Despite assertions from a group of American car dealers urging President Biden to reconsider promoting electric cars, a recent study suggests a growing interest among U.S. car buyers in electric and hybrid vehicles. The study, conducted by GBK Collective and polling 2,000 U.S. residents, indicates that over half of the respondents are considering vehicles with some form of electrical assistance for their next purchase.
In contrast to the initial wave of electric vehicle (EV) enthusiasts driven by design and innovation, this emerging group of potential buyers is primarily motivated by practical considerations. Concerns such as the cost of ownership and the logistics of charging, including when and where, take precedence in their decision-making process.
The study highlights a shift in budget preferences, revealing that the median budget for this new group is $50,000 for their next vehicle, while current EV owners reportedly shop with a higher budget of $59,000.

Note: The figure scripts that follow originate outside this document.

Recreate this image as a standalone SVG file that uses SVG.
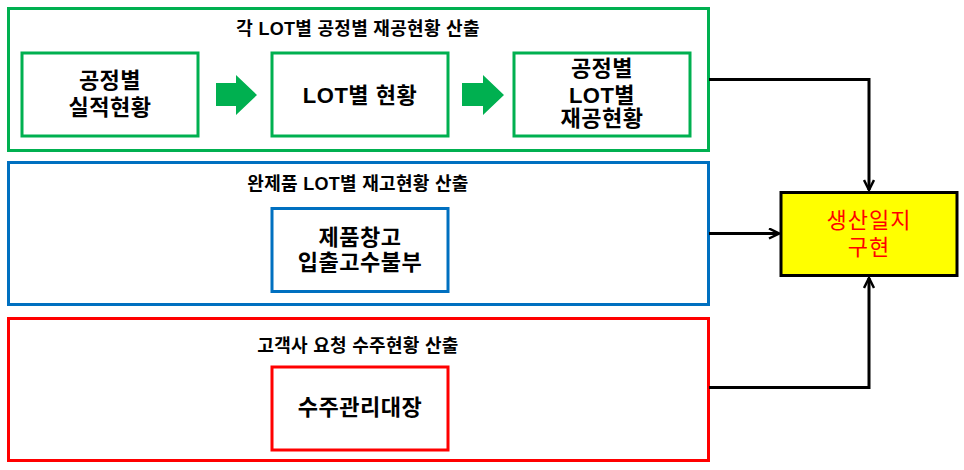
<svg xmlns="http://www.w3.org/2000/svg" width="964" height="470" viewBox="0 0 964 470">
<defs>
<style>
text{font-family:"Liberation Sans","Noto Sans CJK KR",sans-serif;font-weight:bold;text-anchor:middle;fill:#000}
.t{font-size:18px;letter-spacing:0.3px}
.b{font-size:22px;letter-spacing:0.5px}
.y{font-size:22px;font-weight:normal;fill:#FF0000;letter-spacing:1px}
.g{fill:#fff;stroke:#00B050;stroke-width:3}
.bl{fill:#fff;stroke:#0070C0;stroke-width:3}
.r{fill:#fff;stroke:#FF0000;stroke-width:3}
.c{fill:none;stroke:#000;stroke-width:3}
.ba{fill:#00B050}
</style>
<marker id="ah" viewBox="0 0 12 12" refX="11" refY="6" markerWidth="12" markerHeight="12" markerUnits="userSpaceOnUse" orient="auto">
<path d="M1,1 L11,6 L1,11" fill="none" stroke="#000" stroke-width="2.5"/>
</marker>
</defs>
<g id="group-green">
<rect class="g" x="8.5" y="8.5" width="700" height="142"/>
<text class="t" x="358" y="35">각 LOT별 공정별 재공현황 산출</text>
</g>
<g id="node-proc-result">
<rect class="g" x="22" y="53" width="176" height="83"/>
<text class="b" x="110" y="88">공정별</text>
<text class="b" x="110" y="115">실적현황</text>
</g>
<g id="node-lot-status">
<rect class="g" x="272" y="53" width="176" height="83"/>
<text class="b" x="360" y="103">LOT별 현황</text>
</g>
<g id="node-proc-lot-wip">
<rect class="g" x="514" y="53" width="176" height="83"/>
<text class="b" x="602" y="76">공정별</text>
<text class="b" x="602" y="103">LOT별</text>
<text class="b" x="602" y="126">재공현황</text>
</g>
<g id="block-arrows">
<polygon class="ba" points="216,83 236,83 236,75 257,95 236,115 236,106 216,106"/>
<polygon class="ba" points="462,83 483,83 483,75 504,95 483,115 483,106 462,106"/>
</g>
<g id="group-blue">
<rect class="bl" x="8.5" y="162.5" width="700" height="142"/>
<text class="t" x="358" y="190">완제품 LOT별 재고현황 산출</text>
</g>
<g id="node-warehouse">
<rect class="bl" x="272" y="208.5" width="176" height="83"/>
<text class="b" x="360" y="245">제품창고</text>
<text class="b" x="360" y="270">입출고수불부</text>
</g>
<g id="group-red">
<rect class="r" x="8.5" y="318.5" width="700" height="142"/>
<text class="t" x="358" y="352">고객사 요청 수주현황 산출</text>
</g>
<g id="node-order">
<rect class="r" x="272" y="367" width="176" height="83"/>
<text class="b" x="360" y="415">수주관리대장</text>
</g>
<g id="node-daily">
<rect x="781" y="192.5" width="176" height="83" fill="#FFFF00" stroke="#000" stroke-width="3"/>
<text class="y" x="869" y="228">생산일지</text>
<text class="y" x="869" y="255">구현</text>
</g>
<g id="connectors">
<path class="c" d="M709,79.5 H869 V190" marker-end="url(#ah)"/>
<path class="c" d="M709,233.5 H779" marker-end="url(#ah)"/>
<path class="c" d="M709,387.5 H869 V278" marker-end="url(#ah)"/>
</g>
</svg>
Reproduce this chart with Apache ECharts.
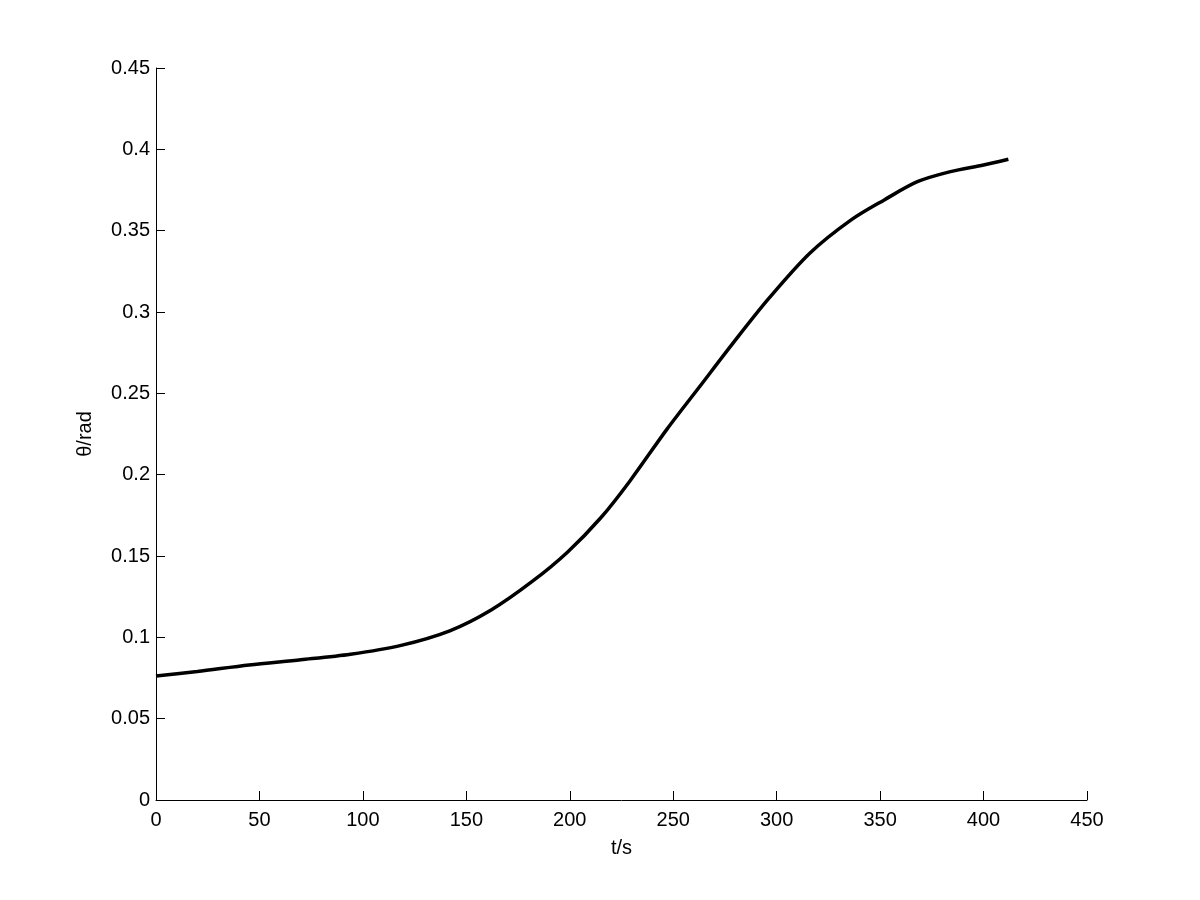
<!DOCTYPE html>
<html>
<head>
<meta charset="utf-8">
<script src="https://cdn.jsdelivr.net/npm/echarts@6/dist/echarts.min.js"></script>
<style>
html,body{margin:0;padding:0;background:#fff;}
#chart{width:1200px;height:900px;}
</style>
</head>
<body>
<div id="chart"></div>
<script>
// Data
const tValues = [0, 20, 45, 70, 94, 118, 142, 162, 182, 199, 215, 229, 247, 263, 279, 296, 316, 336, 352, 368, 384, 400, 412];
const thetaValues = [0.0762, 0.0790, 0.0830, 0.0862, 0.0896, 0.0949, 0.1040, 0.1168, 0.1345, 0.1525, 0.1735, 0.1960, 0.2280, 0.2545, 0.2810, 0.3080, 0.3361, 0.3566, 0.3689, 0.3801, 0.3863, 0.3904, 0.3939];
const xTicks = [0, 50, 100, 150, 200, 250, 300, 350, 400, 450];
const yTicks = [0, 0.05, 0.1, 0.15, 0.2, 0.25, 0.3, 0.35, 0.4, 0.45];
const xName = 't/s';
const yName = 'θ/rad';

const FONT = 'Liberation Sans, Arial, sans-serif';
const points = tValues.map((t, i) => [t, thetaValues[i]]);

const chart = echarts.init(document.getElementById('chart'), null, {renderer: 'canvas'});
chart.setOption({
  backgroundColor: '#ffffff',
  animation: false,
  grid: {left: 156, top: 68, right: 113, bottom: 100, containLabel: false},
  xAxis: {
    type: 'value',
    min: xTicks[0], max: xTicks[xTicks.length - 1], interval: 50,
    name: xName, nameLocation: 'middle', nameGap: 38,
    nameTextStyle: {color: '#000', fontSize: 20, fontFamily: FONT},
    axisLine: {show: true, onZero: false, lineStyle: {color: '#000', width: 1}},
    axisTick: {show: true, inside: true, length: 9, lineStyle: {color: '#000', width: 1}},
    axisLabel: {color: '#000', fontSize: 20, fontFamily: FONT, margin: 10,
      formatter: v => String(v)},
    splitLine: {show: false}
  },
  yAxis: {
    type: 'value',
    min: yTicks[0], max: yTicks[yTicks.length - 1], interval: 0.05,
    name: yName, nameLocation: 'middle', nameGap: 61, nameRotate: 90,
    nameTextStyle: {color: '#000', fontSize: 20, fontFamily: FONT},
    axisLine: {show: true, onZero: false, lineStyle: {color: '#000', width: 1}},
    axisTick: {show: true, inside: true, length: 9, lineStyle: {color: '#000', width: 1}},
    axisLabel: {color: '#000', fontSize: 20, fontFamily: FONT, margin: 6,
      formatter: v => String(parseFloat(v.toFixed(2)))},
    splitLine: {show: false}
  },
  series: [{
    type: 'line',
    data: points,
    smooth: 0.3,
    showSymbol: false,
    lineStyle: {color: '#000', width: 3.5}
  }]
});
</script>
</body>
</html>
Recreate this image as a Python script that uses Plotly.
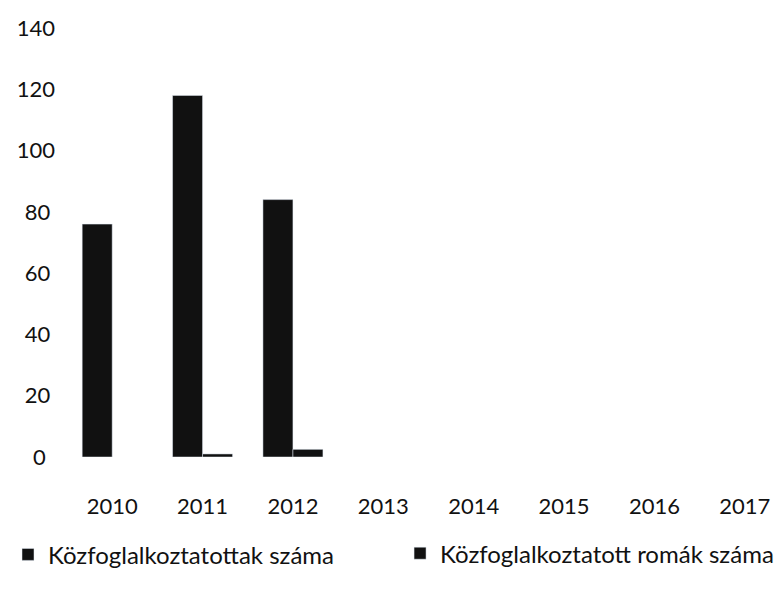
import plotly.graph_objects as go

years = ["2010", "2011", "2012", "2013", "2014", "2015", "2016", "2017"]
kozfog = [76, 118, 84, None, None, None, None, None]
romak = [None, 1, 2.5, None, None, None, None, None]
series_names = ["Közfoglalkoztatottak száma", "Közfoglalkoztatott romák száma"]
y_ticks = [0, 20, 40, 60, 80, 100, 120, 140]
y_ticktext = ["0\u2008\u2008", "20\u2008", "40\u2008", "60\u2008", "80\u2008", "100", "120", "140"]

FONT = "Lato, 'Open Sans', sans-serif"
BAR = "#111111"

fig = go.Figure()
fig.add_trace(go.Bar(x=years, y=kozfog, name=series_names[0], marker_color=BAR, legend="legend"))
fig.add_trace(go.Bar(x=years, y=romak, name=series_names[1], marker_color=BAR, legend="legend2"))

leg_common = dict(orientation="h", xref="container", yref="container",
                  xanchor="left", yanchor="middle", font=dict(size=24),
                  bgcolor="rgba(0,0,0,0)")

fig.update_layout(
    width=783, height=595,
    paper_bgcolor="white", plot_bgcolor="white",
    margin=dict(l=59, r=1, t=20, b=146),
    barmode="group", bargap=0.336, bargroupgap=0,
    font=dict(family=FONT, size=22, color="#111111"),
    showlegend=True,
    legend=dict(x=0, y=0.081, **leg_common),
    legend2=dict(x=0.5007, y=0.083, **leg_common),
)
fig.update_xaxes(showgrid=False, showline=False, zeroline=False, ticks="",
                 ticklabelstandoff=34, tickfont=dict(size=22))
fig.update_yaxes(range=[0, 140], tickvals=y_ticks, ticktext=y_ticktext, showgrid=False,
                 showline=False, zeroline=False, ticks="", ticklabelstandoff=11,
                 tickfont=dict(size=22))

fig.write_html("out.html")
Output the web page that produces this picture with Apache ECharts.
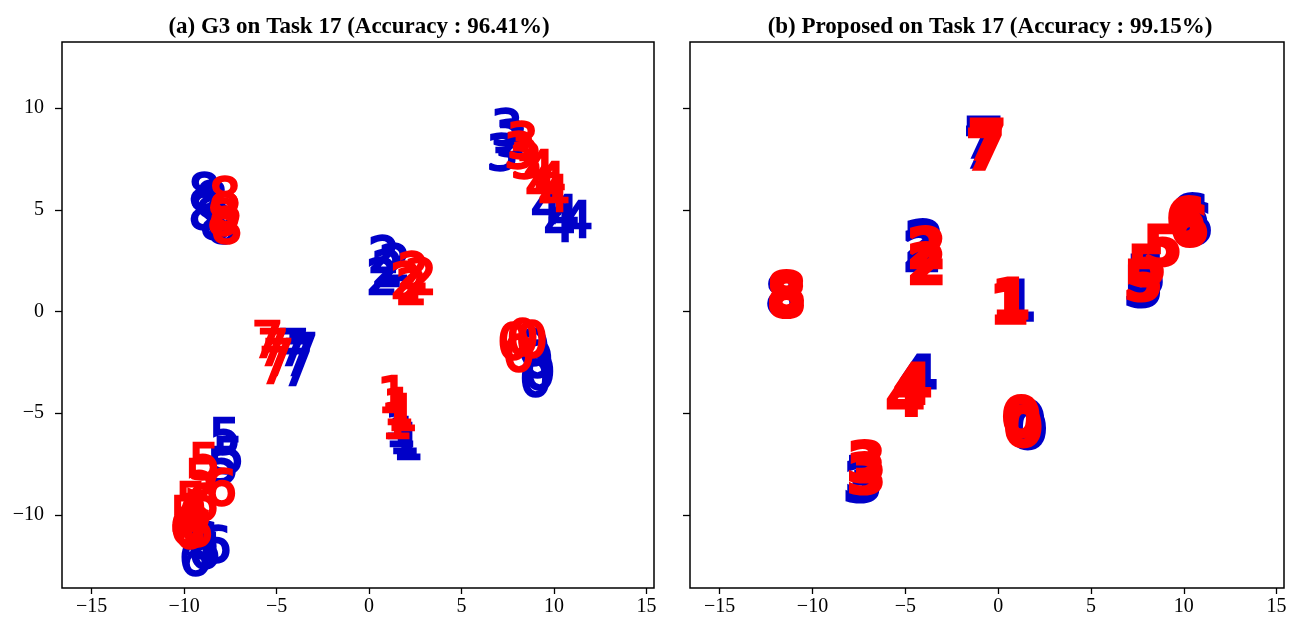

Encouragingly for automakers, the surveyed individuals express a willingness to pay a premium for electrified vehicles, with a suggested premium of $7,650 for an EV compared to a combustion car. However, existing EV owners demonstrate a higher willingness to pay, indicating a $10,000 premium.
The conservative nature of these potential buyers leads them to favor established brands they know and trust. According to the study, Toyota emerges as the most considered EV brand, with Tesla ranking third. Toyota's continued emphasis on hybrids rather than an exclusive focus on EVs appears to resonate with this consumer group.
These findings could offer valuable insights to automakers looking to align their strategies with the evolving preferences of U.S. car buyers and cater to a more diverse range of consumer needs in the rapidly changing automotive landscape.